Fort St. Jean Baptiste State Historic Site
Cane River Queen
Clementine Hunter murals at Melrose Plantation
Day 3: Final Day of Fun
There are several plantations nearby, including the Cane River Creole National Historical Park – which consists of Oakland Plantation and Magnolia Plantation – and Melrose Plantation. Melrose is an early Louisiana-style plantation house, built in 1833 and later expanded upon. What makes Melrose so interesting is its unique history and strong matriarchs. Dating back to 1796, Melrose was owned by Marie Therese Coin-Coin, a freed slave who was granted the land by her former owner – also thought to be the father of many of her children. A century later, the plantation became a haven for writers and artists. Among them was the celebrated African American folk artist, Clementine Hunter, whose murals and paintings can be seen throughout the plantation.
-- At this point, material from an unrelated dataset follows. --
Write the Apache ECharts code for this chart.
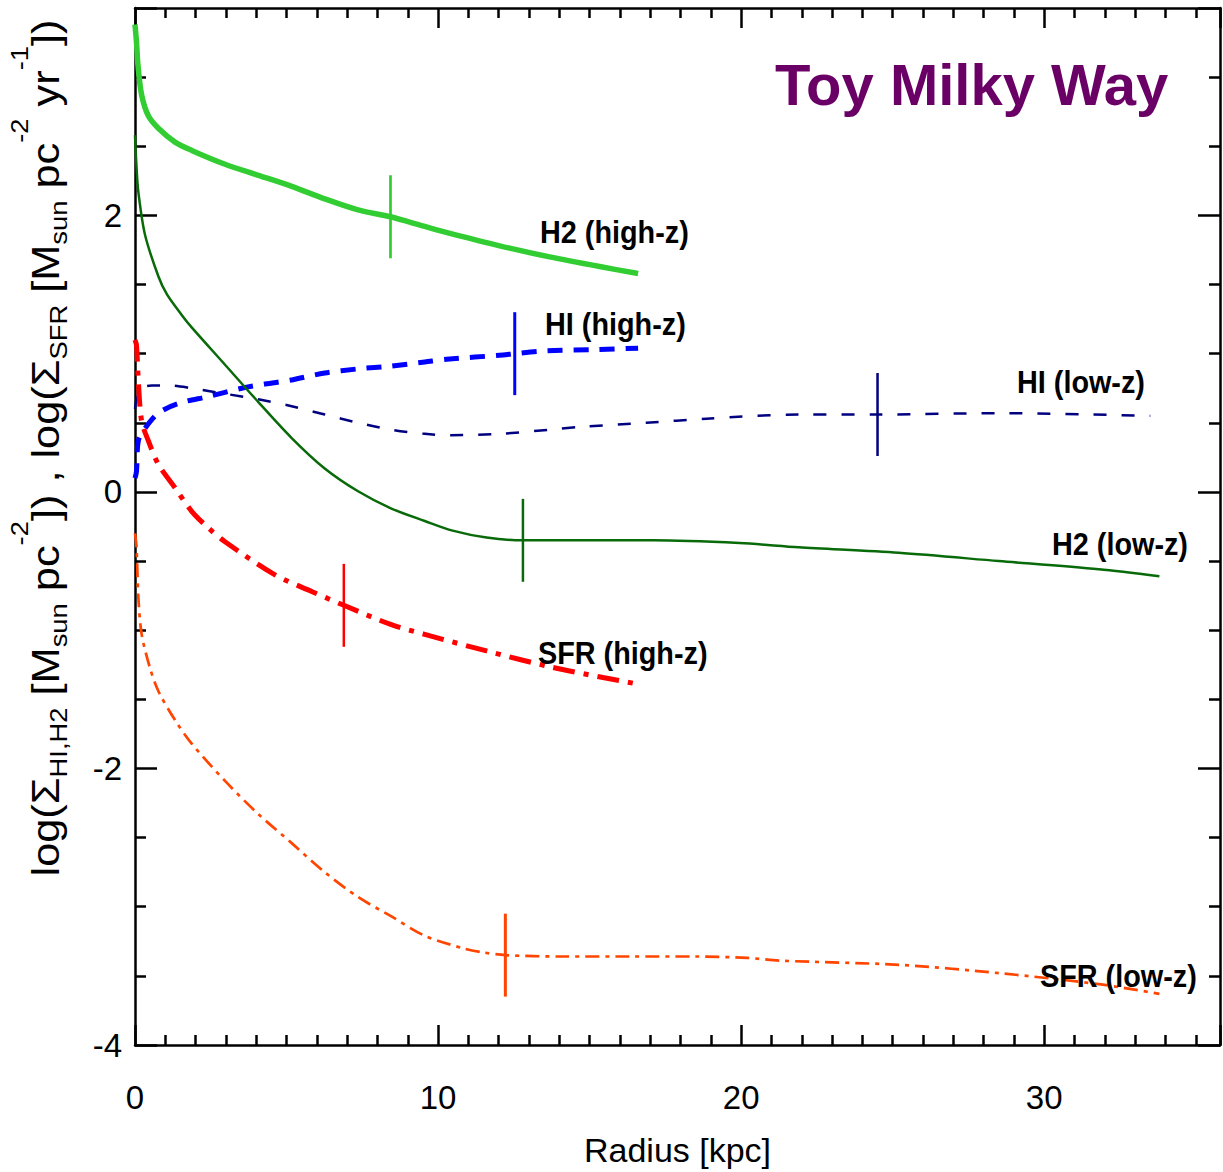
<!DOCTYPE html>
<html>
<head>
<meta charset="utf-8">
<script src="https://cdn.jsdelivr.net/npm/echarts@6/dist/echarts.min.js"></script>
<style>
html,body{margin:0;padding:0;background:#fff;}
#c{width:1223px;height:1172px;}
</style>
</head>
<body>
<div id="c"></div>
<script>
// ---------------- data ----------------
const h2HighR = [0, 0.05, 0.1, 0.22, 0.44, 0.77, 1.32, 1.87, 2.97, 4.07, 5.17, 6.26, 7.36, 8.43, 9.56, 10.39, 12.03, 13.68, 15.33, 16.6];
const h2HighV = [3.38, 3.25, 3.08, 2.87, 2.72, 2.63, 2.53, 2.47, 2.37, 2.29, 2.21, 2.12, 2.04, 1.99, 1.92, 1.87, 1.78, 1.70, 1.63, 1.58];

const h2LowR = [0, 0.05, 0.11, 0.33, 0.77, 1.05, 1.54, 1.87, 2.97, 4.07, 5.17, 6.26, 7.36, 8.46, 9.56, 10.48, 11.6, 12.8, 14.9, 17.1, 19.95, 21.9, 25.2, 28.5, 31.8, 33.8];
const h2LowV = [2.58, 2.35, 2.17, 1.86, 1.56, 1.43, 1.28, 1.19, 0.92, 0.65, 0.39, 0.17, 0.005, -0.12, -0.21, -0.28, -0.33, -0.35, -0.35, -0.35, -0.37, -0.40, -0.44, -0.50, -0.56, -0.61];

const hiHighR = [0, 0.05, 0.11, 0.33, 0.77, 1.43, 2.42, 3.52, 4.29, 5.17, 6.26, 7.36, 8.43, 9.56, 10.28, 12.14, 12.53, 13.58, 15.22, 16.6];
const hiHighV = [0.10, 0.15, 0.37, 0.46, 0.57, 0.64, 0.69, 0.75, 0.78, 0.81, 0.86, 0.89, 0.91, 0.94, 0.96, 0.99, 1.00, 1.02, 1.03, 1.04];

const hiLowR = [0, 0.06, 0.22, 0.55, 1.1, 1.87, 2.97, 4.07, 5.17, 6.26, 7.36, 8.46, 9.56, 10.39, 12.03, 13.68, 14.68, 16.87, 18.85, 21.9, 24.5, 28.5, 33.5];
const hiLowV = [0.60, 0.68, 0.75, 0.77, 0.77, 0.75, 0.71, 0.67, 0.62, 0.56, 0.50, 0.45, 0.42, 0.41, 0.42, 0.45, 0.47, 0.50, 0.53, 0.56, 0.56, 0.57, 0.55];

const sfrHighR = [0, 0.05, 0.11, 0.22, 0.44, 0.77, 1.32, 1.87, 2.42, 2.97, 4.62, 5.83, 6.89, 8.46, 9.56, 11.6, 13.8, 16.6];
const sfrHighV = [1.10, 1.06, 0.80, 0.51, 0.37, 0.20, 0.03, -0.14, -0.26, -0.36, -0.60, -0.72, -0.82, -0.96, -1.03, -1.15, -1.27, -1.39];

const sfrLowR = [0, 0.05, 0.11, 0.22, 0.49, 0.77, 1.32, 1.87, 2.97, 4.07, 5.17, 6.26, 7.36, 8.46, 9.56, 10.82, 11.48, 12.22, 14.1, 16.3, 18.5, 20.2, 21.3, 25.2, 28.5, 31.8, 33.8];
const sfrLowV = [-0.30, -0.40, -0.76, -1.03, -1.27, -1.44, -1.65, -1.82, -2.09, -2.33, -2.54, -2.75, -2.93, -3.07, -3.21, -3.30, -3.33, -3.35, -3.36, -3.36, -3.36, -3.37, -3.39, -3.42, -3.48, -3.56, -3.63];

// characteristic-radius markers (radius, curve value), drawn as vertical bars of +/- markerHalf
const markerNames = ['H2 (high-z)', 'HI (high-z)', 'HI (low-z)', 'H2 (low-z)', 'SFR (high-z)', 'SFR (low-z)'];
const markerR = [8.43, 12.53, 24.5, 12.8, 6.89, 12.22];
const markerV = [1.99, 1.00, 0.56, -0.35, -0.82, -3.35];
const markerHalf = 0.3;

const xTicks = [0, 10, 20, 30];
const yTicks = [-4, -2, 0, 2];

// ---------------- chart ----------------
const zip = (a, b) => a.map((v, i) => [v, b[i]]);
const colors = ['#32CD32', '#0000FF', '#000080', '#086A08', '#FF0000', '#FF4500'];

function curve(name, r, v, color, width, type) {
  return {
    name: name, type: 'line', data: zip(r, v), showSymbol: false, symbol: 'none',
    smooth: 0.3, silent: true,
    lineStyle: { color: color, width: width, type: type, cap: 'butt', join: 'round' }
  };
}
function marker(i, width) {
  return {
    name: markerNames[i] + ' marker', type: 'line', showSymbol: false, symbol: 'none', silent: true,
    data: [[markerR[i], markerV[i] - markerHalf], [markerR[i], markerV[i] + markerHalf]],
    lineStyle: { color: colors[i], width: width, type: 'solid', cap: 'butt' }, z: 3
  };
}

const FONT = "'Liberation Sans', Helvetica, Arial, sans-serif";
const black = '#000';

function xAx(pos, showLabel) {
  return {
    type: 'value', position: pos, min: 0, max: 35.8, interval: 10,
    axisLine: { show: true, onZero: false, lineStyle: { color: black, width: 2.5 } },
    axisTick: { show: true, inside: true, length: 20, lineStyle: { color: black, width: 2.5 } },
    minorTick: { show: true, splitNumber: 10, length: 10, lineStyle: { color: black, width: 2.5 } },
    splitLine: { show: false },
    axisLabel: {
      show: showLabel, margin: 36, color: black, fontFamily: FONT, fontSize: 33,
      formatter: v => (xTicks.indexOf(v) >= 0 ? String(v) : '')
    },
    name: showLabel ? 'Radius [kpc]' : '', nameLocation: 'middle', nameGap: 88,
    nameTextStyle: { color: black, fontFamily: FONT, fontSize: 34 }
  };
}
function yAx(pos, showLabel) {
  return {
    type: 'value', position: pos, min: -4, max: 3.5, interval: 2,
    axisLine: { show: true, onZero: false, lineStyle: { color: black, width: 2.5 } },
    axisTick: { show: true, inside: true, length: 22, lineStyle: { color: black, width: 2.5 } },
    minorTick: { show: true, splitNumber: 4, length: 11, lineStyle: { color: black, width: 2.5 } },
    splitLine: { show: false },
    axisLabel: {
      show: showLabel, margin: 13, color: black, fontFamily: FONT, fontSize: 33,
      formatter: v => (yTicks.indexOf(v) >= 0 ? String(v) : '')
    }
  };
}

const yTitle = '{m|log(Σ}{sb|HI,H2}{m| [M}{sb|sun}{m| pc}{sp|-2}{m|]) , log(Σ}{sb|SFR}{m| [M}{sb|sun}{m| pc}{sp|-2}{m| yr}{sp|-1}{m|])}';

function lbl(text, x, y) {
  return {
    type: 'text', x: x, y: y, scaleX: 0.9, silent: true, z: 10,
    style: { text: text, x: 0, y: 0, align: 'left', verticalAlign: 'middle',
      fill: black, font: "bold 32px " + FONT }
  };
}

const chart = echarts.init(document.getElementById('c'), null, { renderer: 'svg' });
chart.setOption({
  animation: false,
  backgroundColor: '#fff',
  grid: { left: 135, right: 2, top: 8, bottom: 124, containLabel: false },
  xAxis: [xAx('bottom', true), xAx('top', false)],
  yAxis: [yAx('left', true), yAx('right', false)],
  series: [
    curve('H2 (high-z)', h2HighR, h2HighV, colors[0], 5.5, 'solid'),
    curve('HI (high-z)', hiHighR, hiHighV, colors[1], 5, [15, 11]),
    curve('HI (low-z)', hiLowR, hiLowV, colors[2], 2.5, [13, 15]),
    curve('H2 (low-z)', h2LowR, h2LowV, colors[3], 2.5, 'solid'),
    curve('SFR (high-z)', sfrHighR, sfrHighV, colors[4], 5, [22, 9, 5, 9]),
    curve('SFR (low-z)', sfrLowR, sfrLowV, colors[5], 2.7, [14, 6, 4, 6]),
    marker(0, 2.7), marker(1, 3), marker(2, 2.5), marker(3, 2.5), marker(4, 2.5), marker(5, 3)
  ],
  graphic: [
    {
      type: 'text', x: 775, y: 84, silent: true, z: 10,
      style: { text: 'Toy Milky Way', x: 0, y: 0, align: 'left', verticalAlign: 'middle',
        fill: '#6A0066', font: "bold 58px " + FONT }
    },
    lbl('H2 (high-z)', 540, 231),
    lbl('HI (high-z)', 545, 323),
    lbl('HI (low-z)', 1017, 381),
    lbl('H2 (low-z)', 1052, 543),
    lbl('SFR (high-z)', 538, 652),
    lbl('SFR (low-z)', 1040, 975),
    {
      type: 'text', x: 46, y: 448, rotation: Math.PI / 2, scaleX: 1.14, silent: true, z: 10,
      style: {
        text: yTitle, x: 0, y: 0, align: 'center', verticalAlign: 'middle',
        rich: {
          m: { fontSize: 38, lineHeight: 76, fontFamily: FONT, fill: black },
          sb: { fontSize: 24, fontFamily: FONT, verticalAlign: 'bottom', padding: [0, 0, 13, 0], fill: black },
          sp: { fontSize: 24, fontFamily: FONT, verticalAlign: 'top', fill: black }
        }
      }
    }
  ]
});
</script>
</body>
</html>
Try paddle boarding or kayaking if you’re feeling adventurous, or enjoy a smooth sunset cruise down the Cane River with a drink in hand. A trip on the Cane River Queen is perfect for those looking for a relaxing outdoor excursion, while Cane River Paddle and Pedal Sports offers fun activities directly on the river. The Cane River is quite the attraction for locals and visitors alike. Catch live music and family-fun events at the riverfront area equipped with the Downtown Riverbank Stage, amphitheater seating, and a brick promenade that runs along the river.